Wednesday, August 31, 2016

Are we asking the right questions?

This week, #ILEdChat had a discussion on rethinking our grading practices. (You can see the archive of the chat here). Grading has always been, and I think will always be, a touchy subject. It has to do with the concept of a grade and what a grade means. Ideally, I think a grade should be a reflection of the level of mastery for the content or skill. One of my #ILEdChat partners, Linsy, pushed my thinking further with the reminder that it should be a reflection of mastery based on a predefined learning standard, outcome, skill, or target. This is an essential piece of the learning process for the students. We, as educators, need to make sure that the students know and understand expectations of their growth and development and we should NOT make them try to hit a moving target.

Grades seem terminal. They are final. Once that letter or number is inscribe in red ink on the top of the page, there is nothing that can be done to change it. This is why feedback should be the term that we are using with students. Feedback provides the students ideas on their attainment of mastery, areas where they can improve, and most importantly, a chance to activate those ideas and help their own thinking grow, develop, and change. This concept of feedback can be analogized to the use of a doctor. We go to the doctor to provide us with feedback on our current state of health. Recommendations are provided for improvement. Sometimes, something stronger, like medicine, is provided to help us move back towards the goal is we are off course. A grade seems more like the coroner performing an autopsy and saying "this poor guy should have changed X, Y, and Z a long time ago". There is a much longer blog post about formative and summative assessment in here, but we will get to that later.

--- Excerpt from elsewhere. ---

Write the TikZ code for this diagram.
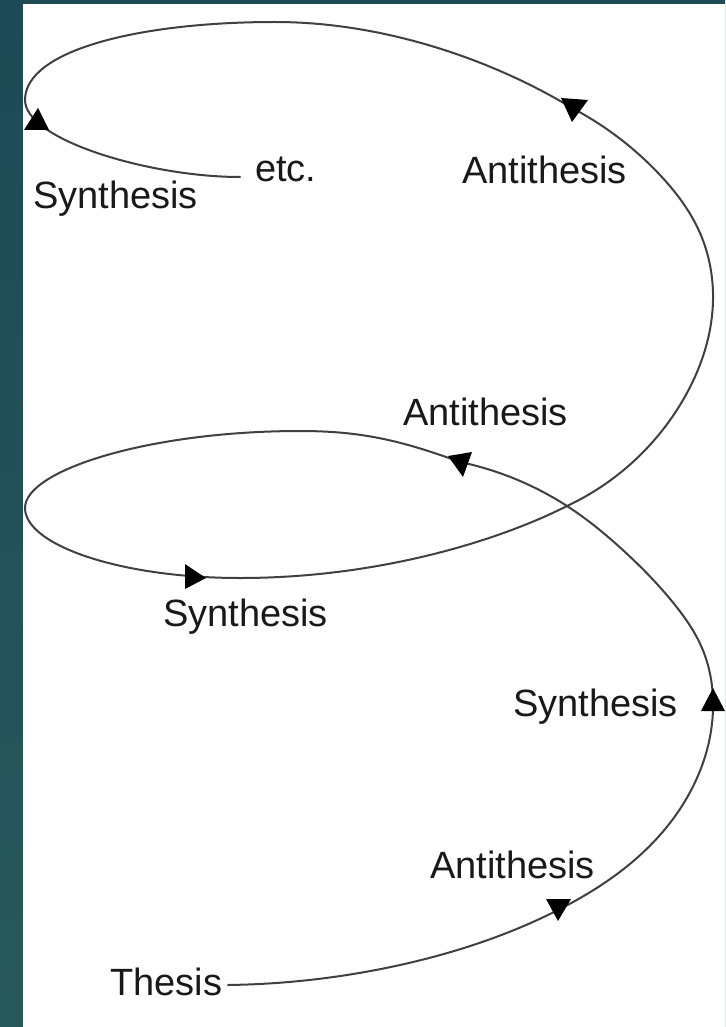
\documentclass[tikz,border=0pt]{standalone}
\usepackage{fontspec}
\setmainfont{Liberation Sans}
\usetikzlibrary{hobby}
\definecolor{bgtop}{HTML}{1E4A55}
\definecolor{bgmid}{HTML}{2E6C67}
\definecolor{bgbot}{HTML}{27585B}
\begin{document}
\begin{tikzpicture}[x=1pt,y=-1pt,
  lbl/.style={anchor=base west,inner sep=0pt,font=\fontsize{38}{44}\selectfont,text=black!90},
  curve/.style={line width=2pt,draw=black!75,line cap=round},
  tip/.style={fill=black}]
\useasboundingbox (0,0) rectangle (725,1027);
\shade[top color=bgtop, middle color=bgmid, bottom color=bgbot] (0,0) rectangle (725,1027);
\fill[white] (23,4) rectangle (725,1027);
% labels
\node[lbl] (etc) at (255,182) {etc.};
\node[lbl] (syn1) at (33,208) {Synthesis};
\node[lbl] (ant1) at (462,184) {Antithesis};
\node[lbl] (ant2) at (403,425) {Antithesis};
\node[lbl] (syn2) at (163,626) {Synthesis};
\node[lbl] (syn3) at (513,716) {Synthesis};
\node[lbl] (ant3) at (430,878) {Antithesis};
\node[lbl] (thesis) at (110,995) {Thesis};
% curve
\coordinate (start) at (228,985);
\coordinate (cross) at (567,506);
\coordinate (midant) at (460,462);
\coordinate (turn) at (572,108);
\coordinate (finish) at (240,177);
\draw[curve,use Hobby shortcut] (start) .. (400,965) .. (558,910) .. (660,835)
 .. (713,700) .. (702,648) .. (675,605) .. (625,552) .. (cross) .. (midant);
\draw[curve] (midant) .. controls (400,440) and (360,431) .. (300,431)
 .. controls (150,431) and (25,470) .. (25,508)
 .. controls (25,545) and (120,578) .. (240,578)
 .. controls (380,578) and (500,540) .. (cross);
\draw[curve,use Hobby shortcut] (cross) .. (683,400) .. (713,300) .. (700,233) .. (660,175) .. (turn);
\draw[curve] (turn) .. controls (500,64) and (390,22) .. (275,22)
 .. controls (140,22) and (25,50) .. (25,100)
 .. controls (25,140) and (150,177) .. (finish);
% arrowheads
\fill[tip] (546,899) -- (571,899) -- (558,921) -- cycle;
\fill[tip] (713,688) -- (701,711) -- (725,711) -- cycle;
\fill[tip] (448,456) -- (472,452) -- (463,477) -- cycle;
\fill[tip] (185,564) -- (185,589) -- (206,578) -- cycle;
\fill[tip] (561,98) -- (588,100) -- (572,122) -- cycle;
\fill[tip] (38,108) -- (24,130) -- (49,130) -- cycle;
\end{tikzpicture}
\end{document}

Unfortunately, too many times grades end up representing either an attempt on completing an assignment, an arbitrary conversion of a look at that completion to a number out of ten, or the ability to hand in a piece of paper at a given time and date. I will admit, my thoughts have changed an evolved on this topic as my experiences have helped me learn throughout my years. I am not proud to admit it, but I have committed the above acts before. One of the most important things I have learned is that grades should not be a punishment.

In a different chat, educators were continuing the conversation about grading and one of the questions that came up was what policies about what type of grading practices motivate students to work harder and want to improve and learn more? It was the idea of altering a grading policy to improve student motivation instantly provoked to ideas:

  1. Tougher punishments will prevent crime -- While I think this may hold true for those afraid of the punishment, it clearly does not work for all. Education needs to be for all...not just those who "play school well".
  2. This was the other idea...

Img Src:


After I chuckled and winced at my ability to amuse myself, I had the thought: Are we asking the right question? Why are we trying to find more stringent ways of reviewing work to improve student motivation to want to do better? Let's alter our own thinking and try something different...

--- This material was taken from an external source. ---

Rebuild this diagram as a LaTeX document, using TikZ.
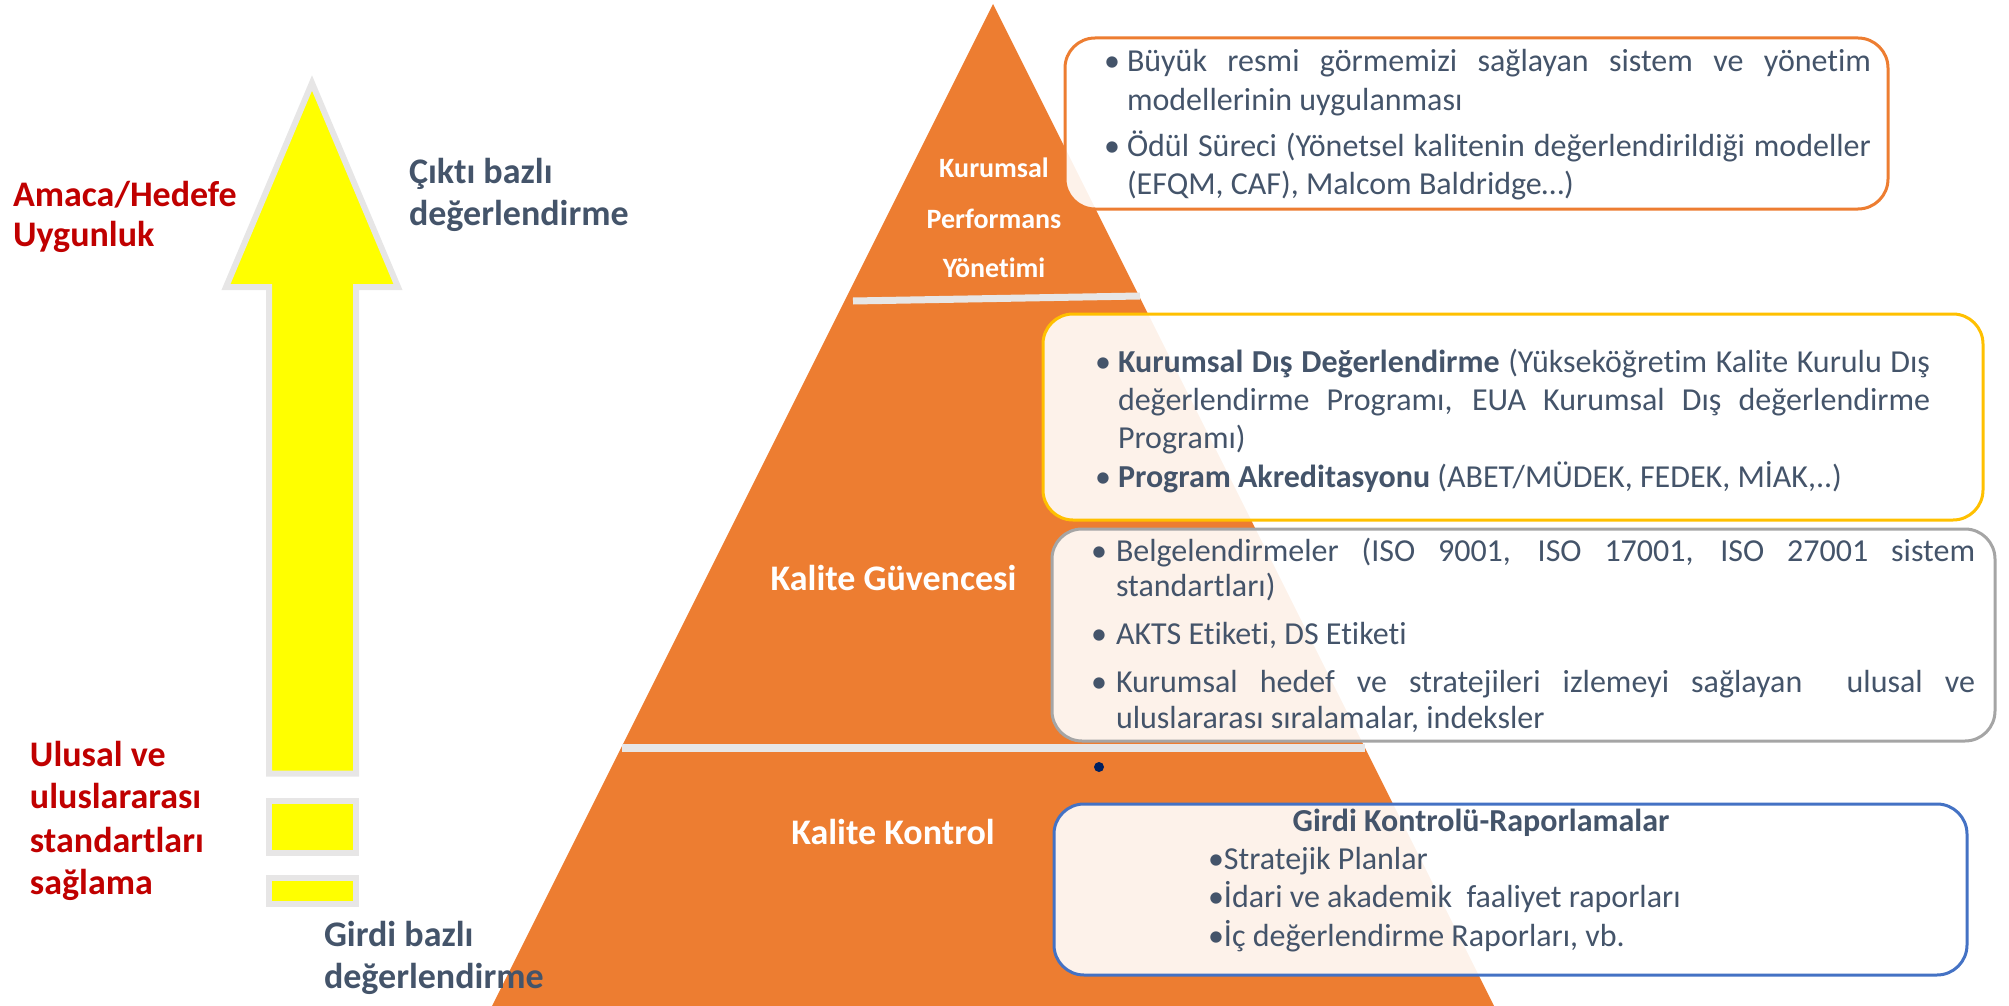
\documentclass[tikz,border=0pt]{standalone}
\usepackage{fontspec}
\setmainfont{Carlito}[Ligatures=NoCommon]
\definecolor{pyrorange}{HTML}{ED7D31}
\definecolor{slate}{HTML}{44546A}
\definecolor{redc}{HTML}{C00000}
\definecolor{lgray}{HTML}{E7E6E6}
\definecolor{yel}{HTML}{FFFF00}
\definecolor{gold}{HTML}{FFC000}
\definecolor{midgray}{HTML}{A5A5A5}
\definecolor{blueb}{HTML}{4472C4}
\definecolor{navy}{HTML}{002060}
\begin{document}
\begin{tikzpicture}[x=0.5pt,y=-0.5pt,
  body/.style={anchor=base west, inner sep=0pt, outer sep=0pt, text=slate, font=\fontsize{16}{19}\selectfont},
  bul/.style={anchor=base, inner sep=0pt, outer sep=0pt, text=slate, font=\fontsize{16}{19}\selectfont},
  biglabel/.style={anchor=base west, inner sep=0pt, outer sep=0pt, font=\fontsize{18}{22}\selectfont\bfseries},
  pyrsmall/.style={anchor=base, inner sep=0pt, outer sep=0pt, text=white, font=\fontsize{14}{17}\selectfont\bfseries},
  pyrbig/.style={anchor=base, inner sep=0pt, outer sep=0pt, text=white, font=\fontsize{18}{22}\selectfont\bfseries},
  infobox/.style={draw, rectangle, rounded corners=15pt, line width=1.5pt, fill=white, fill opacity=0.9, inner sep=0pt, outer sep=0pt},
  yelshape/.style={fill=yel, draw=lgray, line width=3pt, miter limit=20},
  sepline/.style={draw=lgray, line cap=butt}
]
\useasboundingbox (0,0) rectangle (2009,1006);

% pyramid
\fill[pyrorange] (993,4) -- (1494,1006) -- (492,1006) -- cycle;
\draw[sepline, line width=3.5pt] (853,301) -- (1140,296);
\draw[sepline, line width=4pt] (622,747.5) -- (1365,747.5);

% pyramid labels
\node[pyrsmall] (kur) at (994,177) {Kurumsal};
\node[pyrsmall] (perf) at (994,228) {Performans};
\node[pyrsmall] (yon) at (994,278) {Yönetimi};
\node[pyrbig] (kg) at (893.5,590) {Kalite Güvencesi};
\node[pyrbig] (kk) at (893,844) {Kalite Kontrol};

% yellow arrow and bars
\draw[yelshape] (312,83) -- (398,287) -- (356,287) -- (356,773.5) -- (269,773.5) -- (269,287) -- (226,287) -- cycle;
\draw[yelshape] (269,800.5) rectangle (356,852.5);
\draw[yelshape] (269,877.5) rectangle (356,903.5);

% left labels
\node[biglabel, text=redc] (amaca) at (13,206) {Amaca/Hedefe};
\node[biglabel, text=redc] (uygun) at (13,246) {Uygunluk};
\node[biglabel, text=redc] (ul1) at (30,766) {Ulusal ve};
\node[biglabel, text=redc] (ul2) at (30,808) {uluslararası};
\node[biglabel, text=redc] (ul3) at (30,852) {standartları};
\node[biglabel, text=redc] (ul4) at (30,894) {sağlama};
\node[biglabel, text=slate] (cikti1) at (409,184) {Çıktı bazlı};
\node[biglabel, text=slate] (cikti2) at (409,226) {değerlendirme};
\node[biglabel, text=slate] (girdi1) at (324,946) {Girdi bazlı};
\node[biglabel, text=slate] (girdi2) at (324,988) {değerlendirme};

% boxes
\node[infobox, draw=pyrorange, minimum width=411.5pt, minimum height=85.5pt] (box1) at (1476.5,123.5) {};
\node[infobox, draw=gold, minimum width=470pt, minimum height=103pt] (box2) at (1513,417) {};
\node[infobox, draw=midgray, minimum width=471.5pt, minimum height=106pt] (box3) at (1523.5,635) {};
\node[infobox, draw=blueb, minimum width=456.5pt, minimum height=85.5pt] (box4) at (1510.5,889.5) {};

% box 1 text
\node[bul] (b1a) at (1112,72) {•};
\node[body] (t1a) at (1127,72) {\makebox[372pt][s]{Büyük resmi görmemizi sağlayan sistem ve yönetim}};
\node[body] (t1b) at (1127,111) {modellerinin uygulanması};
\node[bul] (b1b) at (1112,156) {•};
\node[body] (t1c) at (1127,156) {\makebox[372pt][s]{Ödül Süreci (Yönetsel kalitenin değerlendirildiği modeller}};
\node[body] (t1d) at (1127,195) {(EFQM, CAF), Malcom Baldridge…)};

% box 2 text
\node[bul] (b2a) at (1103,372) {•};
\node[body] (t2a) at (1118,372) {\makebox[406pt][s]{\textbf{Kurumsal Dış Değerlendirme} (Yükseköğretim Kalite Kurulu Dış}};
\node[body] (t2b) at (1118,410) {\makebox[406pt][s]{değerlendirme Programı, EUA Kurumsal Dış değerlendirme}};
\node[body] (t2c) at (1118,448) {Programı)};
\node[bul] (b2b) at (1103,487) {•};
\node[body] (t2d) at (1118,487) {\textbf{Program Akreditasyonu} (ABET/MÜDEK, FEDEK, MİAK,..)};

% box 3 text
\node[bul] (b3a) at (1099,561) {•};
\node[body] (t3a) at (1116,561) {\makebox[429.5pt][s]{Belgelendirmeler (ISO 9001, ISO 17001, ISO 27001 sistem}};
\node[body] (t3b) at (1116,596) {standartları)};
\node[bul] (b3b) at (1099,644) {•};
\node[body] (t3c) at (1116,644) {AKTS Etiketi, DS Etiketi};
\node[bul] (b3c) at (1099,692) {•};
\node[body] (t3d) at (1116,692) {\makebox[429.5pt][s]{Kurumsal hedef ve stratejileri izlemeyi sağlayan\ \ ulusal ve}};
\node[body] (t3e) at (1116,728) {uluslararası sıralamalar, indeksler};

% lone bullet
\node[circle, fill=navy, inner sep=0pt, minimum size=5pt] (dot) at (1099,767) {};

% box 4 text
\node[anchor=base, inner sep=0pt, text=slate, font=\fontsize{16}{19}\selectfont\bfseries] (t4t) at (1481,831) {Girdi Kontrolü-Raporlamalar};
\node[body] (t4a) at (1208,869) {•Stratejik Planlar};
\node[body] (t4b) at (1208,907) {•İdari ve akademik\ \ faaliyet raporları};
\node[body] (t4c) at (1208,946) {•İç değerlendirme Raporları, vb.};
\end{tikzpicture}
\end{document}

Let's change our question to what kind of assessments/learning opportunities will provide students a method they choose to demonstrate their level of mastery? What if we provided more authentic learning opportunities than the summative/final multiple choice exam, with little or no opportunity for improvement?

I would think that if students have a voice in their learning and in how they demonstrate that learning, the motivation takes care of itself. The examples abound in standards based learning, genius hour, passion projects, choose-your-own-adventure learning. The variety of potential products from students might seem overwhelming, but this is where we go back to the initial idea of the purpose of a grade: "a measurement of student attainment at a predetermined point of predetermined skills" (quoted from Linsy Stumpenhorst on Twitter, 8/29/16).

The variety can be as wide as the day is long, but the expectations for the work can be clearly define in rubrics that provide support to the students in how to demonstrate their learning. There should be check-ups (doctor analogy again) with the students to monitor their progress, provide support, and, in more severe cases, some medication (intervention, resources, additional structure).

Let's see if we can change our question to achieve the desired outcomes.